In this case the number of counter arrays and their length will be calculated corresponsing to the expected overestimation and the requested error.

from pdsa.frequency.count_min_sketch import CountSketch

cs = CountSketch.create_from_expected_error(deviation=0.000001, error=0.01)

Note

The deviation is the error ε in answering the paricular query. For example, if we expect 10^7 elements and allow the fixed overestimate of 10, the deviation is 10/10^7 = 10^{-6}.

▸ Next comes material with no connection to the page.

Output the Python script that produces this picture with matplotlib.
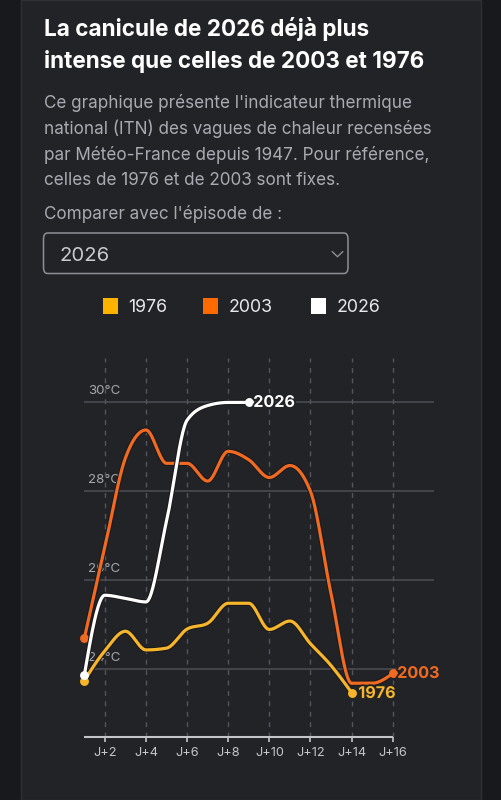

The error is the standard error δ (0 < error < 1).

Note

The Count–Min Sketch is approximate and probabilistic at the same time, therefore two parameters, the error ε in answering the paricular query and the error probability δ, affect the space and time requirements. In fact, it provides the guarantee that the estimation error for frequencies will not exceed ε x n with probability at least 1 – δ.

Index element into the sketch

cs.add("hello")

Note

It is possible to index into the counter any elements (internally it uses repr() of the python object to calculate hash values for elements that are not integers, strings or bytes.

Estmiate frequency of the element

print(cs.frequency("hello"))

Warning

It is only an approximation of the exact frequency.

Size of the sketch in bytes

print(cs.sizeof())

Length of the sketch

print(len(cs))